Considering the document character set of HTML4 is Unicode, if it
can't be displayed in UTF-8 in a browser, then it can't be displayed
using entitiies or NCRs either ;)
Generally I agree, although one good thing about entities (including
NCRs of course) is that it'll typically come up as a "?" when it's
unknown rather than mangled as ’. So it'll break more gracefully.
a slight correction: NCRs by definition are always know. the question
mark could inticate a number of different problems, not limited to, but
including lack of appropriate fonts available (although thats more
likely to be a missing/.notdef glyph rather than a question mark) or the
character has been mangled by a script or module on a web site's back
end, etc.
while seeing something like "’" instead is a completely different
story, i.e. either the http header or the meta element in the web page
are indicating the wrong encoding, or in some cases no encoding is
declared. NCRs are defined in terms of the Document Character Set for
HTML, and are thus independant of the character encoding used to display
individual pages.
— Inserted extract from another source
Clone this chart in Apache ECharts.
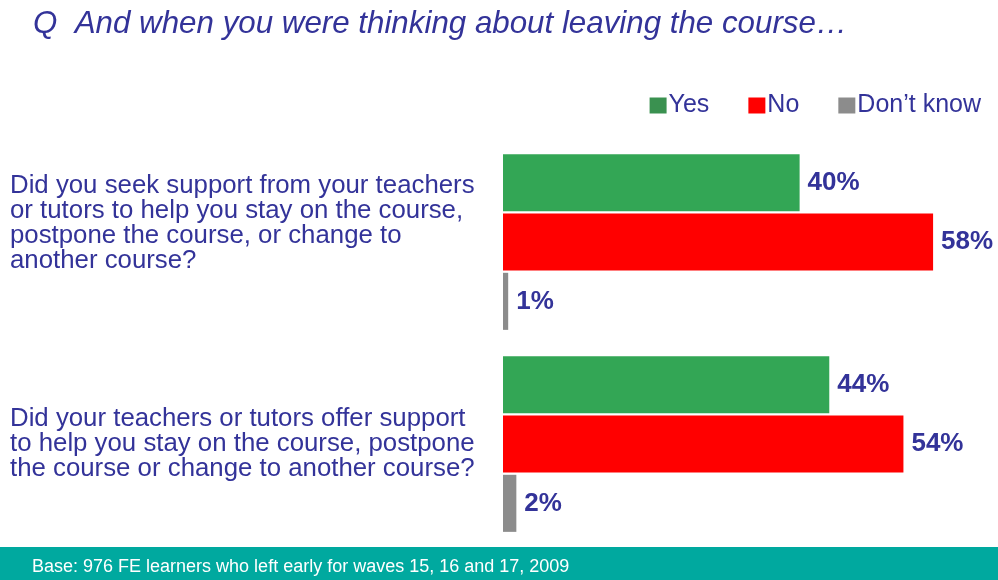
<!DOCTYPE html>
<html>
<head>
<meta charset="utf-8">
<script src="https://cdn.jsdelivr.net/npm/echarts@6/dist/echarts.min.js"></script>
<style>
	html, body { margin: 0; padding: 0; background: #fff; }
	#main { width: 998px; height: 580px; }
</style>
</head>
<body>
<div id="main"></div>
<script>
// 问题 / categories
var questions = [
	'Did you seek support from your teachers\nor tutors to help you stay on the course,\npostpone the course, or change to\nanother course?',
	'Did your teachers or tutors offer support\nto help you stay on the course, postpone\nthe course or change to another course?'
];
var seriesNames = [ 'Yes', 'No', 'Don\u2019t know' ];
var yesValues = [ 40, 44 ];
var noValues = [ 58, 54 ];
var dontKnowValues = [ 0.7, 1.8 ];

var textColor = '#333399';
var font = '"Liberation Sans", Arial, sans-serif';

var myChart = echarts.init(document.getElementById('main'));

function pctLabel(p) {
	return Math.round(p.value) + '%';
}

var labelStyle = {
	show : true,
	position : 'right',
	distance : 8,
	formatter : pctLabel,
	color : textColor,
	fontWeight : 'bold',
	fontSize : 26,
	fontFamily : font
};

var option = {
	animation : false,
	backgroundColor : '#fff',
	title : {
		text : 'Q  And when you were thinking about leaving the course\u2026',
		left : 28,
		top : 4,
		textStyle : {
			color : textColor,
			fontStyle : 'italic',
			fontWeight : 'normal',
			fontSize : 31.3,
			fontFamily : font
		}
	},
	legend : {
		right : 12,
		top : 88,
		itemWidth : 17,
		itemHeight : 16,
		itemGap : 39,
		icon : 'rect',
		textStyle : {
			color : textColor,
			fontSize : 25,
			fontFamily : font,
			padding : [ 0, 0, 0, -3 ]
		},
		data : [ {
			name : seriesNames[0],
			itemStyle : { color : '#3a9150' }
		}, {
			name : seriesNames[1]
		}, {
			name : seriesNames[2]
		} ]
	},
	grid : {
		left : 503,
		right : 13,
		top : 141,
		bottom : 35,
		containLabel : false
	},
	xAxis : {
		type : 'value',
		min : 0,
		max : 65,
		show : false
	},
	yAxis : {
		type : 'category',
		inverse : true,
		data : questions,
		axisLine : { show : false },
		axisTick : { show : false },
		splitLine : { show : false },
		axisLabel : {
			align : 'left',
			margin : 493,
			color : textColor,
			fontSize : 25.8,
			lineHeight : 25,
			fontFamily : font,
			formatter : function(value, index) {
				// 第一个标签向上偏移
				if (index === 0) {
					return value + '\n{gap| }';
				}
				return value;
			},
			rich : {
				gap : { lineHeight : 38, fontSize : 10 }
			}
		}
	},
	series : [ {
		name : seriesNames[0],
		type : 'bar',
		data : yesValues,
		barCategoryGap : '13%',
		barGap : '4%',
		itemStyle : { color : '#33a655' },
		label : labelStyle
	}, {
		name : seriesNames[1],
		type : 'bar',
		data : noValues,
		barCategoryGap : '13%',
		barGap : '4%',
		itemStyle : { color : '#ff0000' },
		label : labelStyle
	}, {
		name : seriesNames[2],
		type : 'bar',
		data : dontKnowValues,
		barCategoryGap : '13%',
		barGap : '4%',
		itemStyle : { color : '#8c8c8c' },
		label : labelStyle
	} ],
	graphic : [ {
		type : 'rect',
		left : 0,
		top : 547,
		shape : { width : 998, height : 33 },
		style : { fill : '#00a99f' },
		silent : true
	}, {
		type : 'text',
		left : 32,
		top : 558,
		style : {
			text : 'Base: 976 FE learners who left early for waves 15, 16 and 17, 2009',
			fill : '#fff',
			fontSize : 18,
			fontFamily : font
		},
		silent : true
	} ]
};

myChart.setOption(option);
</script>
</body>
</html>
But using the most appropraite character encoding for
the document is the best approach.
Each is an example of very different problems or issues with a web page,
and shouldn't be lumped in together.
But as I indicated in a previous email:
"Use of NCRs and other entities should be rare occurances for language
challenged environments"
The reality is that some tools are very poor at handling Unicode, and
NCRs are at times a necessary evil.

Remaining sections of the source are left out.